Tietze Park, a 9 acre public park owned and operated by the city of Dallas, is located on the western edge of Lakewood Heights on Skillman Avenue between Llano and Vanderbilt Streets. The park was acquired in 1924 by the City of Dallas. It is named after W.R. Tietze, who was Dallas' Superintendent of Parks from 1896-1933. The park contains a sandstone picnic pavilion dating from 1934, a community swimming pool, lighted baseball field, tennis court, basketball court, serpentine walking/jogging paths, other recreation and picnic areas, and more than 75 red oak, live oak, and cedar trees, and a few “kneeling” bois d'arc trees, which are said to predate the park by 50 years or more.
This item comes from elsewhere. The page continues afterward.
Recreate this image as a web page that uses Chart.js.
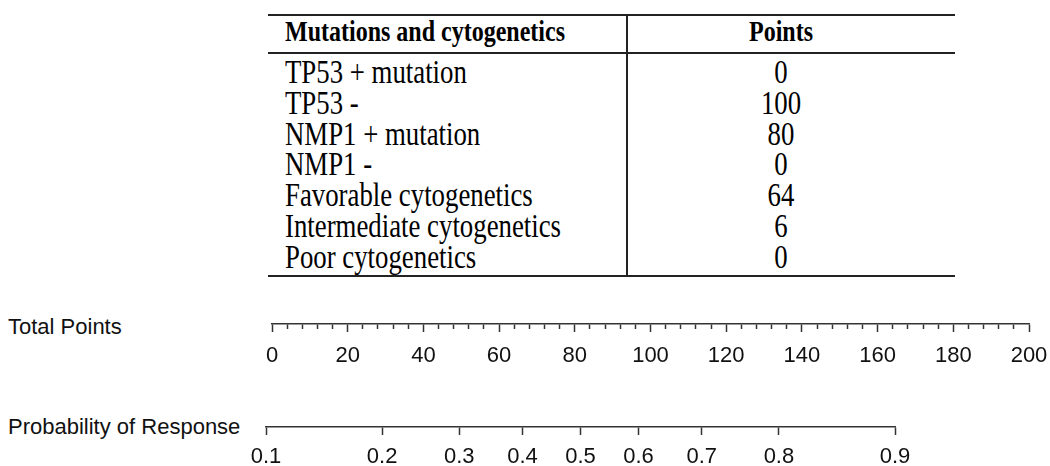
<!DOCTYPE html>
<html><head><meta charset="utf-8">
<script src="https://cdn.jsdelivr.net/npm/chart.js@4.4.1/dist/chart.umd.min.js"></script>
<style>
html,body{margin:0;padding:0;background:#fff;width:1050px;height:466px;overflow:hidden;position:relative}
#tbl{position:absolute;left:268px;top:14px;width:687px;height:263px;font-family:"Liberation Serif","Times New Roman",serif;color:#000;box-sizing:border-box;border-top:2px solid #222;border-bottom:2px solid #222}
#tbl .divider{position:absolute;left:358px;top:-2px;width:2px;height:263px;background:#222}
#tbl .hdr{height:36px;border-bottom:2px solid #222;display:flex;font-weight:bold;font-size:24px;line-height:30px}
#tbl .row{height:30.8px;display:flex;font-size:26.8px;line-height:31px}
#tbl .body{padding-top:3px}
#tbl .c1{width:342px;padding-left:17px;white-space:nowrap}
#tbl .c2{width:304px;padding-left:2px;text-align:center;white-space:nowrap}
#tbl span{display:inline-block;transform:scaleY(1.25);transform-origin:50% 55%}
.lab{position:absolute;left:8px;font-family:"Liberation Sans",Arial,sans-serif;font-size:22px;line-height:26px;color:#111;white-space:nowrap}
canvas{position:absolute;left:0}
#c1{top:290px}
#c2{top:393px}
</style></head><body>
<div id="tbl"><div class="divider"></div></div>
<div class="lab" id="labTP" style="top:314px">Total Points</div>
<div class="lab" id="labPR" style="top:414px">Probability of Response</div>
<canvas id="c1" width="1120" height="80"></canvas>
<canvas id="c2" width="1120" height="73"></canvas>
<script>
// ---- data ----
const tableHeaders = ["Mutations and cytogenetics", "Points"];
const factors = ["TP53 + mutation", "TP53 -", "NMP1 + mutation", "NMP1 -",
  "Favorable cytogenetics", "Intermediate cytogenetics", "Poor cytogenetics"];
const factorPoints = [0, 100, 80, 0, 64, 6, 0];
const totalPointsRange = [0, 200];
const totalPointsLabels = [0, 20, 40, 60, 80, 100, 120, 140, 160, 180, 200];
const totalPointsMinorStep = 4;
const probabilityTicks = [0.1, 0.2, 0.3, 0.4, 0.5, 0.6, 0.7, 0.8, 0.9];

// ---- table ----
const tbl = document.getElementById('tbl');
function cell(cls, text) {
  const d = document.createElement('div'); d.className = cls;
  const s = document.createElement('span'); s.textContent = text; d.appendChild(s);
  return d;
}
const hdr = document.createElement('div'); hdr.className = 'hdr';
hdr.appendChild(cell('c1', tableHeaders[0])); hdr.appendChild(cell('c2', tableHeaders[1]));
tbl.appendChild(hdr);
const body = document.createElement('div'); body.className = 'body';
factors.forEach((f, i) => {
  const r = document.createElement('div'); r.className = 'row';
  r.appendChild(cell('c1', f)); r.appendChild(cell('c2', String(factorPoints[i])));
  body.appendChild(r);
});
tbl.appendChild(body);

// ---- axes ----
const logit = p => Math.log(p / (1 - p));
const axisColor = '#333';
const tickFont = {family: '"Liberation Sans", Arial, sans-serif', size: 22};
const canvasW = 1120;

function baseOptions(left, right) {
  return {
    responsive: false, animation: false, events: [], devicePixelRatio: 1,
    layout: {padding: {left: left, right: canvasW - right, top: 0, bottom: 0}},
    plugins: {legend: {display: false}, tooltip: {enabled: false}, title: {display: false}},
  };
}

const o1 = baseOptions(272, 1029);
o1.scales = {
  y: {display: false, min: 0, max: 1},
  x: {
    type: 'linear', position: 'bottom', min: totalPointsRange[0], max: totalPointsRange[1],
    afterFit: s => { s.height = 46; },
    afterBuildTicks: s => {
      const t = [];
      for (let v = totalPointsRange[0]; v <= totalPointsRange[1]; v += totalPointsMinorStep) t.push({value: v});
      s.ticks = t;
    },
    ticks: {
      autoSkip: false, maxRotation: 0, minRotation: 0, padding: 11, color: '#111', font: tickFont,
      callback: v => totalPointsLabels.includes(v) ? String(v) : ''
    },
    grid: {
      drawOnChartArea: false, drawTicks: true, tickLength: 8, tickWidth: 1.5, tickColor: axisColor,
      tickBorderDash: ctx => (ctx.tick && totalPointsLabels.includes(ctx.tick.value)) ? [] : [4.5, 30]
    },
    border: {display: true, color: axisColor, width: 1.5}
  }
};
new Chart(document.getElementById('c1'), {type: 'scatter', data: {datasets: []}, options: o1});

const o2 = baseOptions(266, 895);
o2.scales = {
  y: {display: false, min: 0, max: 1},
  x: {
    type: 'linear', position: 'bottom',
    min: logit(probabilityTicks[0]), max: logit(probabilityTicks[probabilityTicks.length - 1]),
    afterFit: s => { s.height = 39; },
    afterBuildTicks: s => { s.ticks = probabilityTicks.map(p => ({value: logit(p)})); },
    ticks: {
      autoSkip: false, maxRotation: 0, minRotation: 0, padding: 9, color: '#111', font: tickFont,
      callback: (v, i) => String(probabilityTicks[i])
    },
    grid: {drawOnChartArea: false, drawTicks: true, tickLength: 8, tickWidth: 1.5, tickColor: axisColor},
    border: {display: true, color: axisColor, width: 1.5}
  }
};
new Chart(document.getElementById('c2'), {type: 'scatter', data: {datasets: []}, options: o2});
</script>
</body></html>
The Friends of Tietze Park Foundation is a registered nonprofit organization whose mission is the improvement, preservation and continued beautification of Tietze Park. In 2009, Preservation Dallas recognized the Friends of Tietze Park Foundation with a preservation achievement medal for the Best Rehabilitation of a Historic Landscape or Park.

Richard Sheffield, a resident, in an article in D Magazine, wrote that the park "has been a neighborhood staple for years and has provided countless hours of entertainment to local residents."

==Neighborhood Association==
The Lakewood Heights Neighborhood Association, a voluntary association of neighborhood residents, sponsors several events through the year, including a Halloween pumpkin-decorating party, an Easter Egg Hunt, a free-admission day at the neighborhood swimming pool, and a concert and cookout on the national Neighborhood Night Out.